The Action Plan was introduced to help raise the level of food and consumer protection in Canada by modernizing our safety regime. Canadians should expect no less.
Putting the Plan into Action
Through the Action Plan, Canada is moving forward with plans to:
- require companies to conduct safety tests and provide the Government with the results;
- increase penalties and fines to punish offending companies;
- tighten restrictions on the import of potentially unsafe foods, and increase the capacity of government to track and trace the source of contaminated foods;
- allow the Government to pull unsafe consumer and health products from stores shelves when companies fail to act on legitimate safety concerns;
- make importers responsible for the safety of goods they bring into Canada; and
- provide better safety information to consumers and guidance to industries on enhancing safety throughout their supply chains.
Four federal government organizations share overlapping responsibility for putting this Plan into action:
- Health Canada is responsible for regulating the safety of food, health products, consumer products, and pesticides.
- The Canadian Food Inspection Agency is responsible for inspections and enforcement activities related to food safety and food-borne illness investigations.
- The Public Health Agency of Canada carries out food-borne illness surveillance and investigations, and helps with prevention and control.
- The Canadian Institutes of Health Research (CIHR) conducts strategic priority research.
Health Canada's Approach
Health Canada has been very active in putting its activities related to the Plan into action. Some of the things we've been working on include:
- A commitment to update legislation to protect Canadian families from unsafe food, drug and consumer products, as stated in the 2010 Speech from the Throne. As a first step, we have re-introduced the proposed Canada Consumer Product Safety Act to modernize and strengthen Canada's product safety legislation and provide new ways to quickly and effectively protect the health and safety of Canadians from hazardous consumer products.

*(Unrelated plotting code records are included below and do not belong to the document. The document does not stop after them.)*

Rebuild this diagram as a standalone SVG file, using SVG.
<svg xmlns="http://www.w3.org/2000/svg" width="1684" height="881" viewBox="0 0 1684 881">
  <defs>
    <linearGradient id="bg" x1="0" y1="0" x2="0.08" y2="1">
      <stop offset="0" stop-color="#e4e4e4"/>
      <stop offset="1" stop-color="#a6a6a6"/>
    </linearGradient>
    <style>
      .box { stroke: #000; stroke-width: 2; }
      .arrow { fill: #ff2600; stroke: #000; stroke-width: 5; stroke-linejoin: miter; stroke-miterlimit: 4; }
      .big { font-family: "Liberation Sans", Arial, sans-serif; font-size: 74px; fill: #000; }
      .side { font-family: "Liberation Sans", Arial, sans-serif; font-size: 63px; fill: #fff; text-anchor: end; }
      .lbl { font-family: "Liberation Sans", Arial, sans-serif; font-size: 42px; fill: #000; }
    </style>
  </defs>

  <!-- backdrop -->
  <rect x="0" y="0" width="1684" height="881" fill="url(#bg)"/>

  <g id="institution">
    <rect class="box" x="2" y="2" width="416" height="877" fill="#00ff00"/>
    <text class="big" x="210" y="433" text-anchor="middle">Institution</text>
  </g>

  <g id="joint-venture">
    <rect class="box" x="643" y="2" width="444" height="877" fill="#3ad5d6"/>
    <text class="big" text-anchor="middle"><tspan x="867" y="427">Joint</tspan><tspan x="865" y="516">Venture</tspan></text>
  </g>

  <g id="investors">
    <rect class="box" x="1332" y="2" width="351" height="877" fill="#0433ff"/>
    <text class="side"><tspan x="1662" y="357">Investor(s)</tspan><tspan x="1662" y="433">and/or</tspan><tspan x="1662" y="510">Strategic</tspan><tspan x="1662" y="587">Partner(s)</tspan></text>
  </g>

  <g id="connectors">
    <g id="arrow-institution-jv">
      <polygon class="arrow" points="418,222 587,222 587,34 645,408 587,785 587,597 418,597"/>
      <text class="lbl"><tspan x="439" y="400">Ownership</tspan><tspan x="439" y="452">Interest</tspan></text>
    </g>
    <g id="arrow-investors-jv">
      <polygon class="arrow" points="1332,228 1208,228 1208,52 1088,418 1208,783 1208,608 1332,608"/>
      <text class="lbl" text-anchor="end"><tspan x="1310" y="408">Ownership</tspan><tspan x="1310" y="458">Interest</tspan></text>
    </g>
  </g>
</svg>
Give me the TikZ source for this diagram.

- We are taking a life-cycle approach to regulating health products. Under this approach, we will work closely to engage in systematic and rigorous pre-submission meetings with companies in order to identify safety concerns at an early stage, and to work with industry to develop an approach forward. This approach also incorporates the systematic application of risk management plans and pharmacovigilance planning, under which industry sets out the actions it will take to monitor and mitigate risks of the product over its lifecycle.
- We have improved border controls, leading to an increasing number of health products being examined and detained while a determination is made whether they are unlicensed, diverted or counterfeit. Those products found to violate the Food and Drugs Act and its Regulations were refused entry and in certain cases seized thereby preventing them from reaching the Canadian market.
- We have developed a consumer safety portal for access to easy-to-understand safety information on food as well as health and consumer products.
- We are leading or participating in a number of safety education campaigns, including a marketing campaign and a new online tool aimed at promoting the importance of reporting health and safety incidents or injuries related to consumer products.
- We created a Consumer Information Strategy and Consumer Information Bureau to improve the quantity and quality of information we provide to Canadians about product safety.
- We are improving the way information about health risks and unsafe products is presented to Canadians, and using a variety of new channels such as Twitter and YouTube to help deliver the information more effectively.
- We have distributed new information to Canadians on the importance of safe food handling and worked with the Canadian Food Inspection Agency to get this information into the hands of Canadians.